Question

The value of the integral \[\int\limits_0^1 {{e^{{x^2}}}} dx\] is:
A. Less than \[e\]
B. Greater than \[e\]
C. Less than 1
D. Greater than 1

Answer 1

Hint: We will first let the given integral as \[I = \int\limits_0^1 {{e^{{x^2}}}} dx\]. Now, as we are given the range of integral from 0 to 1 then for \[x\] also, the range is from 0 to 1. Also, \[{x^2} < x < 1\] in the given interval because as we increase the power of \[x\] the value obtained starts decreasing so, we will use this fact and integrate the given exponential function in the given range and determine the correct option.

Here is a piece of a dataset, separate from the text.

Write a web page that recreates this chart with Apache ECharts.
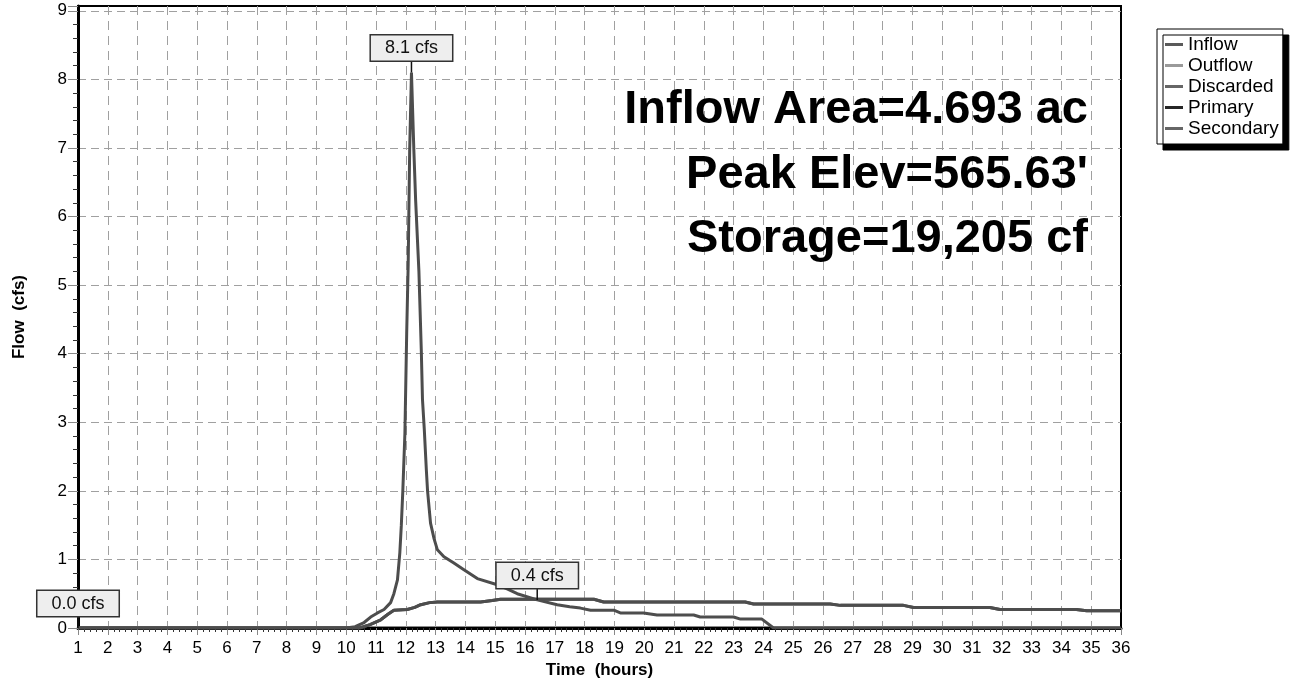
<!DOCTYPE html>
<html>
<head>
<meta charset="utf-8">
<script src="https://cdn.jsdelivr.net/npm/echarts@6/dist/echarts.min.js"></script>
<style>
  html, body { margin: 0; padding: 0; background: #fff; }
  #chart { width: 1294px; height: 686px; }
</style>
</head>
<body>
<div id="chart"></div>
<script>
// hydrograph values (hours, cfs)
const inflowTime = [1, 10.0, 10.3, 10.6, 10.82, 11.05, 11.27, 11.49, 11.6, 11.72, 11.8, 11.85, 11.9, 11.97, 12.03,
  12.08, 12.13, 12.19, 12.27, 12.33, 12.44, 12.52, 12.56, 12.62, 12.69, 12.73, 12.83, 12.95, 13.06, 13.28,
  13.6, 13.95, 14.4, 15.07, 15.4, 15.74, 16.41, 17.08, 17.5, 17.86, 18.2, 18.98, 19.2, 19.98, 20.43,
  21.66, 21.88, 23.0, 23.23, 23.95, 24.34, 36];
const inflowFlow = [0, 0, 0.02, 0.08, 0.16, 0.22, 0.27, 0.37, 0.5, 0.7, 1.1, 1.5, 2.0, 2.84, 4.3,
  5.3, 6.97, 8.1, 6.97, 6.24, 5.2, 4.05, 3.33, 2.9, 2.3, 2.0, 1.53, 1.3, 1.14, 1.04,
  0.95, 0.85, 0.72, 0.63, 0.57, 0.5, 0.41, 0.34, 0.31, 0.29, 0.26, 0.26, 0.22, 0.22, 0.19,
  0.19, 0.16, 0.16, 0.13, 0.13, 0, 0];

const outflowTime = [1, 10.45, 10.8, 11.16, 11.4, 11.6, 12.05, 12.3, 12.5, 12.8, 13.06, 14.51, 14.9, 15.18,
  18.31, 18.64, 23.39, 23.67, 26.24, 26.58, 28.7, 29.04, 31.6, 31.94, 34.5, 34.85, 36];
const outflowFlow = [0, 0, 0.05, 0.12, 0.2, 0.26, 0.27, 0.3, 0.34, 0.37, 0.38, 0.38, 0.4, 0.42,
  0.42, 0.38, 0.38, 0.35, 0.35, 0.33, 0.33, 0.3, 0.3, 0.27, 0.27, 0.25, 0.25];

const zeroTime = [1, 36];
const zeroFlow = [0, 0];

const seriesNames = ['Inflow', 'Outflow', 'Discarded', 'Primary', 'Secondary'];
const legendColors = ['#5a5a5a', '#9a9a9a', '#666666', '#262626', '#666666'];

// peak call-outs
const peakText = ['8.1 cfs', '0.4 cfs', '0.0 cfs'];
const peakTime = [12.19, 16.41, 1];
const peakFlow = [8.1, 0.41, 0];

const statLines = ['Inflow Area=4.693 ac', "Peak Elev=565.63'", 'Storage=19,205 cf'];

const FONT = "'Liberation Sans', Arial, sans-serif";

function pairs(xs, ys) {
  return xs.map((x, i) => [x, ys[i]]);
}

function callout(i) {
  return {
    symbol: 'rect',
    symbolSize: [1.5, 12],
    symbolOffset: [0, -6],
    silent: true,
    itemStyle: { color: '#111' },
    data: [{ coord: [peakTime[i], peakFlow[i]] }],
    label: {
      show: true,
      position: 'top',
      distance: 0,
      formatter: peakText[i],
      fontFamily: FONT,
      fontSize: 18,
      color: '#111',
      backgroundColor: '#eeeeee',
      borderColor: '#333',
      borderWidth: 1.5,
      padding: [4, 14, 3, 14]
    }
  };
}

const chart = echarts.init(document.getElementById('chart'));

const option = {
  animation: false,
  textStyle: { fontFamily: FONT },
  grid: {
    left: 78, right: 173, top: 6, bottom: 58,
    show: true, borderColor: '#000', borderWidth: 2
  },
  legend: {
    orient: 'vertical',
    left: 1157, top: 29,
    icon: 'rect',
    itemWidth: 18, itemHeight: 3,
    itemGap: 2, itemTextGap: 9,
    padding: [6, 4, 6, 8],
    backgroundColor: '#fff',
    borderColor: '#000', borderWidth: 1,
    shadowColor: '#000', shadowBlur: 0, shadowOffsetX: 6, shadowOffsetY: 6,
    textStyle: { fontFamily: FONT, fontSize: 19, color: '#000' },
    selectedMode: false,
    data: seriesNames.map((n, i) => ({ name: n, itemStyle: { color: legendColors[i] } }))
  },
  xAxis: {
    type: 'value',
    min: 1, max: 36, interval: 1,
    name: 'Time  (hours)',
    nameLocation: 'middle', nameGap: 34,
    nameTextStyle: { fontFamily: FONT, fontSize: 17, fontWeight: 'bold', color: '#000' },
    axisLine: { onZero: false, lineStyle: { color: '#000', width: 3 } },
    axisTick: { length: 7, lineStyle: { color: '#888' } },
    minorTick: { show: true, splitNumber: 5, length: 4, lineStyle: { color: '#333' } },
    axisLabel: { fontFamily: FONT, fontSize: 17, color: '#000', margin: 12 },
    splitLine: { showMaxLine: false, lineStyle: { color: '#a0a0a0', type: [9, 6], width: 1 } }
  },
  yAxis: {
    type: 'value',
    min: 0, max: 9.07, interval: 1,
    name: 'Flow  (cfs)',
    nameLocation: 'middle', nameGap: 50, nameRotate: 90,
    nameTextStyle: { fontFamily: FONT, fontSize: 17, fontWeight: 'bold', color: '#000' },
    axisLine: { show: true, lineStyle: { color: '#000', width: 3 } },
    axisTick: { length: 10, lineStyle: { color: '#888' } },
    minorTick: { show: true, splitNumber: 5, length: 5, lineStyle: { color: '#333' } },
    axisLabel: { fontFamily: FONT, fontSize: 17, color: '#000', margin: 11, showMaxLabel: false },
    splitLine: { showMaxLine: false, lineStyle: { color: '#a0a0a0', type: [8, 5], width: 1 } }
  },
  graphic: statLines.map((t, i) => ({
    type: 'text',
    right: 206,
    top: 87 + i * 64.5,
    z: 10,
    style: {
      text: t,
      fill: '#000',
      font: 'bold 47px ' + FONT
    }
  })),
  series: [
    {
      name: 'Discarded', type: 'line', z: -1, symbol: 'none',
      itemStyle: { color: legendColors[2] },
      lineStyle: { color: '#666', width: 3 },
      data: pairs(zeroTime, zeroFlow),
      markPoint: callout(2)
    },
    {
      name: 'Secondary', type: 'line', z: -1, symbol: 'none',
      itemStyle: { color: legendColors[4] },
      lineStyle: { color: '#666', width: 3 },
      data: pairs(zeroTime, zeroFlow)
    },
    {
      name: 'Primary', type: 'line', z: 1, symbol: 'none',
      itemStyle: { color: legendColors[3] },
      lineStyle: { color: '#4d4d4d', width: 3 },
      data: pairs(outflowTime, outflowFlow)
    },
    {
      name: 'Outflow', type: 'line', z: 2, symbol: 'none',
      itemStyle: { color: legendColors[1] },
      lineStyle: { color: '#4d4d4d', width: 3 },
      data: pairs(outflowTime, outflowFlow),
      markPoint: callout(1)
    },
    {
      name: 'Inflow', type: 'line', z: 3, symbol: 'none',
      itemStyle: { color: legendColors[0] },
      lineStyle: { color: '#4d4d4d', width: 3 },
      data: pairs(inflowTime, inflowFlow),
      markPoint: callout(0)
    }
  ]
};

chart.setOption(option);
</script>
</body>
</html>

Complete step by step Answer:

We will first let the given integral as \[I = \int\limits_0^1 {{e^{{x^2}}}} dx\].
As we have the range from 0 to 1, then the variable \[x\] also lies within the same range and the square of \[x\] will be less than \[x\] because as we increase the power of \[x\] the value obtained will be less than the previous one.
Thus, we get,
\[ \Rightarrow {x^2} < x < 1\]
If we convert the above equation in the exponential term then this will further give us,
\[
   \Rightarrow {e^0} < {e^{{x^2}}} < {e^x} \\
   \Rightarrow 1 < {e^{{x^2}}} < {e^x} \\
 \]
Now, we will integrate the above function in the given range with respect to \[x\].
Hence, we have,
\[ \Rightarrow \int\limits_0^1 {1dx} < \int\limits_0^1 {{e^{{x^2}}}dx < } \int\limits_0^1 {{e^x}dx} \]
As we know the integration of constant results in the variable with integration is being done that is \[\int {1dx = x} \], for middle part we will substitute the value equal to \[I\] and for the third part we know that the integration of exponential function is same as exponential only that is \[\int {{e^x}dx} = {e^x}\].
Thus, we get,
\[ \Rightarrow \left[ x \right]_0^1 < I < \left[ {{e^x}} \right]_0^1\]
Next, we will apply the limits on the integrated part and we get,
\[
   \Rightarrow \left( {1 - 0} \right) < I < \left( {{e^1} - {e^0}} \right) \\
   \Rightarrow 1 < I < \left( {e - 1} \right) \\
 \]
Hence, from the above inequality, we can conclude that the value of the integral is greater than 1 and less than \[e\].
Thus, options A and D are correct.

Note: As we know that the integration of the exponential functions is equal to the exponential only such as \[\int {{e^x}dx} = {e^x}\] so, we have directly use this fact in the solution, we have written \[{x^2} < x\] in the interval 0 to 1 because as we will square the number in the given interval it will give us the lesser value that’s why \[{x^2} < x\]. Substitute the value of integral as \[I\] which directly takes us to the answer.